Northern Shoshone leader

Personal details
- Born: 1815
- Died: October 1884 (aged 68–69)
- Known for: Namesake of city of Pocatello, Idaho

= Pocatello (Shoshone leader) =

Native American leader (1815–1884)

Chief Pocatello (known in the Shoshoni language as Tondzaosha (Buffalo Robe); 1815 – October 1884) was a leader of the Northern Shoshone, a Native American people of the Great Basin in western North America. He led attacks against early settlers during a time of increasing strife between settlers and Native Americans. After making peace with the U.S. Government, he moved his people to their present reservation in Idaho and led the Shoshone during their struggle to survive following their deportation. The city of Pocatello is named in his honor.

==Biography==
Pocatello was born 1815. He was the leader at the time of the United States' arrival into Utah in the late 1840s. In the 1850s, he led a series of attacks against emigrant parties in the Utah Territory and along the Oregon Trail. He gained a reputation among Mormon leaders and Indian agents as a leader of a band of Native Americans. Brigham Young, the leader of the Mormons, attempted a policy of reconciliation and appeasement of the Shoshone, but the arrival of the United States Army in the Utah Territory in 1858 exacerbated tensions between the emigrants and the Shoshone.

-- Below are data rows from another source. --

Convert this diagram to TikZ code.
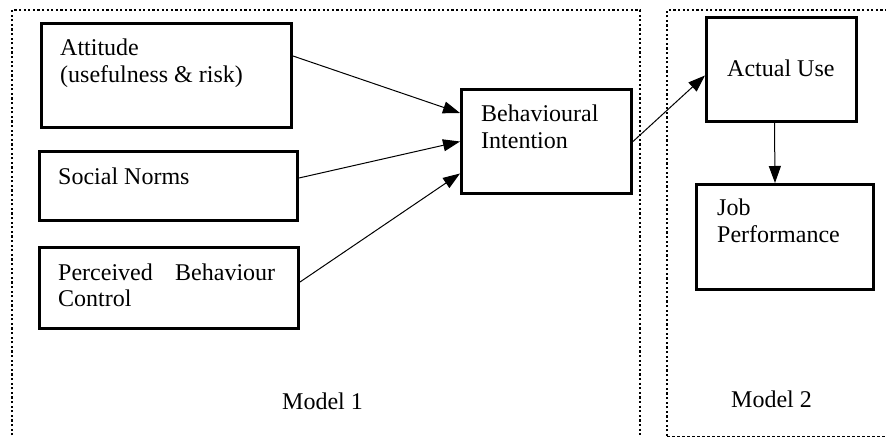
\documentclass[tikz,border=0pt]{standalone}
\usepackage{fontspec}
\setmainfont{Liberation Serif}
\usetikzlibrary{arrows.meta}

\begin{document}
\begin{tikzpicture}[x=1pt,y=-1pt,
  font=\fontsize{24}{27}\selectfont,
  blk/.style={draw,line width=3pt,inner sep=0pt,anchor=north west},
  txt/.style={anchor=base west,align=left,inner sep=0pt},
  arr/.style={-{Triangle[length=17pt,width=12pt]},line width=1pt},
  frame/.style={line width=2.4pt,dash pattern=on 2.2pt off 2.4pt}]
  \useasboundingbox (0,0) rectangle (886,438);
  % model frames
  \draw[frame] (12,440) -- (12,10) -- (640,10) -- (640,440);
  \draw[frame] (667,436) -- (667,10) -- (890,10);
  \draw[line width=1pt,dash pattern=on 3pt off 2pt] (667,436) -- (890,436);
  % boxes: name / corner / size
  \foreach \n/\p/\w/\h in {
     att/{(40,22)}/250/104,
     soc/{(38,150)}/258/69,
     pbc/{(38,246)}/259/81,
     bi/{(460,88)}/170/104,
     use/{(705,16)}/150/104,
     job/{(695,183)}/177/105}{
       \node[blk,minimum width=\w pt,minimum height=\h pt] (\n) at \p {};
  }
  \node[txt] (attT) at ([shift={(20,61)}]att.north west) {Attitude\\(usefulness \& risk)};
  \node[txt] (socT) at ([shift={(20,35)}]soc.north west) {Social Norms};
  \node[txt] (pbcT) at ([shift={(20,61)}]pbc.north west) {\makebox[217pt][s]{Perceived Behaviour}\\Control};
  \node[txt] (biT) at ([shift={(21,61)}]bi.north west) {Behavioural\\Intention};
  \node[txt] (useT) at ([shift={(22,61)}]use.north west) {Actual Use};
  \node[txt] (jobT) at ([shift={(22,60)}]job.north west) {Job\\Performance};
  \node[txt] (m1) at (282,409) {Model 1};
  \node[txt] (m2) at (731,407) {Model 2};
  % arrows
  \draw[arr] ([yshift=-34pt]att.north east) -- ([yshift=-25pt]bi.north west);
  \draw[arr] ([yshift=8pt]soc.east) -- (bi.west);
  \draw[arr] ([yshift=6pt]pbc.east) -- ([yshift=-32pt]bi.west);
  \draw[arr] (bi.east) -- ([yshift=-6pt]use.west);
  \draw[arr] ([xshift=-7pt]use.south) -- ([xshift=-10pt]job.north);
\end{tikzpicture}
\end{document}
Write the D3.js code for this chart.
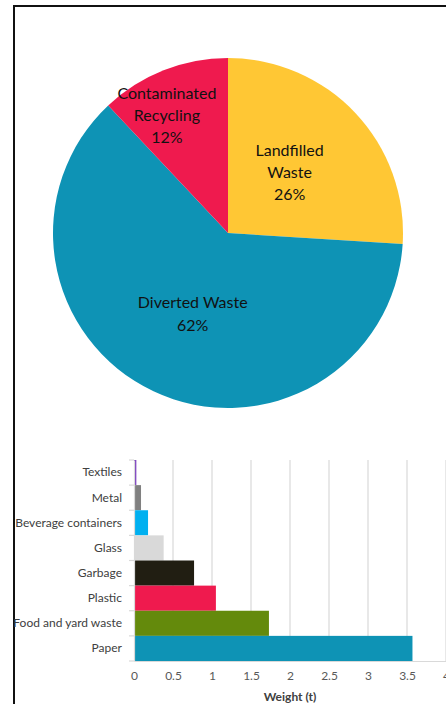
<!DOCTYPE html>
<html>
<head>
<meta charset="utf-8">
<script src="https://cdn.jsdelivr.net/npm/d3@7"></script>
<style>
  html, body { margin: 0; padding: 0; background: #fff; }
  svg { display: block; font-family: Lato, "Open Sans", sans-serif; }
</style>
</head>
<body>
<svg id="chart" width="446" height="704"></svg>
<script>
// Share of waste stream (pie)
const pieLabels = [["Landfilled", "Waste"], ["Diverted Waste"], ["Contaminated", "Recycling"]];
const pieValues = [26, 62, 12];
const pieColors = ["#FFC734", "#0E93B5", "#EF1A4E"];

// Weight by material (bars)
const materials = ["Textiles", "Metal", "Beverage containers", "Glass", "Garbage", "Plastic", "Food and yard waste", "Paper"];
const weights = [0.03, 0.09, 0.18, 0.38, 0.77, 1.05, 1.73, 3.57];
const barColors = ["#7B3FBF", "#808080", "#00B0F0", "#D9D9D9", "#211E12", "#EF1A4E", "#648A0C", "#0E93B5"];
const xTicks = [0, 0.5, 1, 1.5, 2, 2.5, 3, 3.5, 4];

const svg = d3.select("#chart");

// Outer frame
svg.append("rect")
  .attr("x", 14).attr("y", 6)
  .attr("width", 460).attr("height", 720)
  .attr("fill", "none").attr("stroke", "#111").attr("stroke-width", 2);

// ---- Pie ----
const cx = 228, cy = 233, r = 175;
const pie = d3.pie().sort(null).value(d => d)(pieValues);
const arc = d3.arc().innerRadius(0).outerRadius(r);
const gPie = svg.append("g").attr("transform", `translate(${cx},${cy})`);
gPie.selectAll("path").data(pie).enter().append("path")
  .attr("d", arc)
  .attr("fill", (d, i) => pieColors[i]);

// label anchor: point along the slice bisector, then a small nudge
const labelR = [0.42, 0.46, 0.70];
const labelShift = [[8, -27], [-1, 2], [-16, -20]];
const lineGap = [22, 23, 22];
pie.forEach((d, i) => {
  const a = (d.startAngle + d.endAngle) / 2;
  const lx = Math.sin(a) * r * labelR[i] + labelShift[i][0];
  const ly = -Math.cos(a) * r * labelR[i] + labelShift[i][1];
  const lines = pieLabels[i].concat([pieValues[i] + "%"]);
  const t = gPie.append("text")
    .attr("text-anchor", "middle")
    .attr("font-size", 16)
    .attr("fill", "#111");
  lines.forEach((s, j) => {
    t.append("tspan").attr("x", lx).attr("y", ly + j * lineGap[i]).text(s);
  });
});

// ---- Bars ----
const m = { left: 134, right: 446, top: 460, bottom: 661 };
const x = d3.scaleLinear().domain([0, 4]).range([m.left, m.right]);
const y = d3.scaleBand().domain(materials).range([m.top, m.bottom]).padding(0);

// gridlines
svg.append("g").selectAll("line").data(xTicks.slice(1)).enter().append("line")
  .attr("x1", d => x(d)).attr("x2", d => x(d))
  .attr("y1", m.top).attr("y2", m.bottom)
  .attr("stroke", "#D9D9D9").attr("stroke-width", 1.2);

svg.append("g").selectAll("rect").data(materials).enter().append("rect")
  .attr("x", x(0))
  .attr("y", d => y(d))
  .attr("width", (d, i) => x(weights[i]) - x(0))
  .attr("height", y.bandwidth())
  .attr("fill", (d, i) => barColors[i]);

// x axis
const xAxis = svg.append("g").attr("transform", `translate(0,${m.bottom})`)
  .call(d3.axisBottom(x).tickValues(xTicks).tickFormat(d3.format("")).tickSize(0).tickPadding(10));
xAxis.select(".domain").attr("stroke", "#D9D9D9").attr("stroke-width", 1.2);
xAxis.selectAll("text").attr("font-size", 12).attr("fill", "#595959").attr("font-family", "Lato, sans-serif");

// y axis
const yAxis = svg.append("g").attr("transform", `translate(${m.left},0)`)
  .call(d3.axisLeft(y).tickSize(0).tickPadding(12));
yAxis.select(".domain").attr("stroke", "#D9D9D9").attr("stroke-width", 1.2);
yAxis.selectAll("text").attr("font-size", 12).attr("fill", "#404040").attr("font-family", "Lato, sans-serif");
// small boundary ticks between categories
svg.append("g").selectAll("line").data(materials.concat(["end"])).enter().append("line")
  .attr("x1", m.left - 5).attr("x2", m.left)
  .attr("y1", (d, i) => m.top + i * y.bandwidth())
  .attr("y2", (d, i) => m.top + i * y.bandwidth())
  .attr("stroke", "#D9D9D9").attr("stroke-width", 1.2);

svg.append("text")
  .attr("x", (x(0) + x(4)) / 2).attr("y", 701)
  .attr("text-anchor", "middle")
  .attr("font-size", 12).attr("font-weight", "bold").attr("fill", "#404040")
  .text("Weight (t)");
</script>
</body>
</html>
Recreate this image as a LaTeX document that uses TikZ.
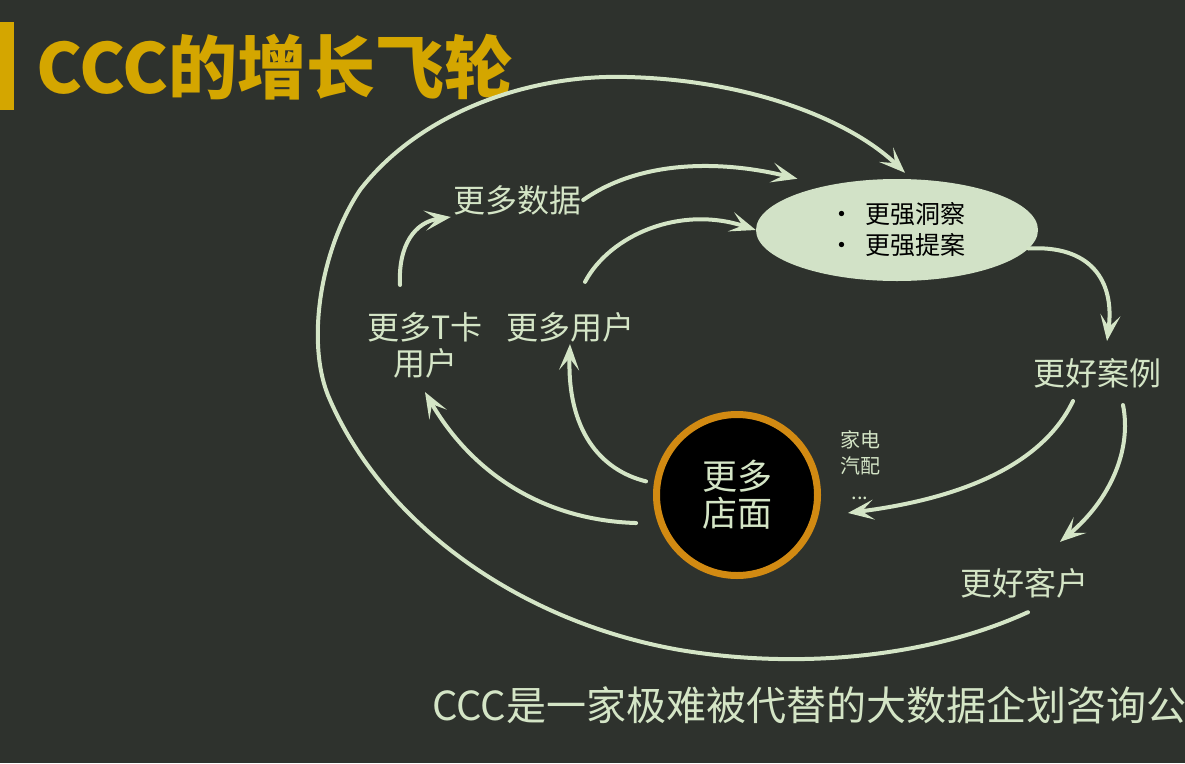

In January 1863, Pocatello received advance notice of the advance of U.S. Army troops from Fort Douglas under Colonel Patrick Edward Connor, who had set out to "chastise" the Shoshone. Pocatello was able to lead his people out of harm's way from the Army, thus avoiding the catastrophe of the Bear River Massacre. Pocatello sued for peace after pursuit from the Army. Pocatello agreed to cease his attacks on Oregon Trail emigrants and southeast Idaho settlers if the government would provide compensation for the game and land preempted by these intruders on the tribe's ancestral territory. With the Fort Bridger Treaty of 1868, the chief agreed to relocate his people to the Fort Hall Indian Reservation along the Snake River. Although the U.S. government had promised $5,000 in annual supplies, the relief rarely arrived, forcing continuing suffering and struggle among the Shoshone.

In 1875, faced with starvation among his people, Pocatello led them to the Mormon missionary farm of George Hill in Corinne, Utah, with the hope that a mass conversion of his people to Mormonism would alleviate his people's suffering. Although the missionaries willingly baptized the Shoshone, the local population of white settlers did not receive the Shoshone openly and agitated for their expulsion. In response, the U.S. Army forced the Shoshone to return to the Fort Hall Reservation.

In the late 1870s Pocatello granted a right-of-way to Jay Gould to extend the Utah and Northern Railway across the Fort Hall Indian Reservation. The extension of the railroad was motivated by the increasing flood of settlers into the Idaho Territory following the discovery of gold.

After his death in 1884, Pocatello's body was interred in a deep spring in Idaho along with his clothing, guns, knives, and hunting equipment. Eighteen horses were also slaughtered and put into the spring on top of his body.

==Name==
In 1918, John E. Rees published a list of Idaho place names called Idaho Nomenclature. His derivation of Pokatello included po "road," ka "not," and tello "to follow," and Rees offered the meaning "he does not follow the road," referring to the chief's "stealthy habits and thieving raids." An earlier reference to Pocataro occurred in 1859, when F. W. Lander, Superintendent of the U.S. Overland Wagon Road, met Chief Pocatello and arranged his release from U.S. Army custody. Linguist Sven Liljeblad believed that Lander's encounter with Chief Pocatello was the first reference to the name. Liljeblad refuted John Rees' syllabic derivation of the name, reasoning that Rees had simply connected unrelated Shoshoni roots. Liljeblad concluded that Pocatello was not even a Shoshoni word. Chief Pocatello's daughter, Jeanette Lewis, confirmed that the name had no meaning in the Shoshoni language, and that the chief referred to himself as Tondzaosha, meaning "buffalo robe."

==In popular culture==
Pocatello appears in Sid Meier's Civilization V as the playable leader of the Shoshone Civilization.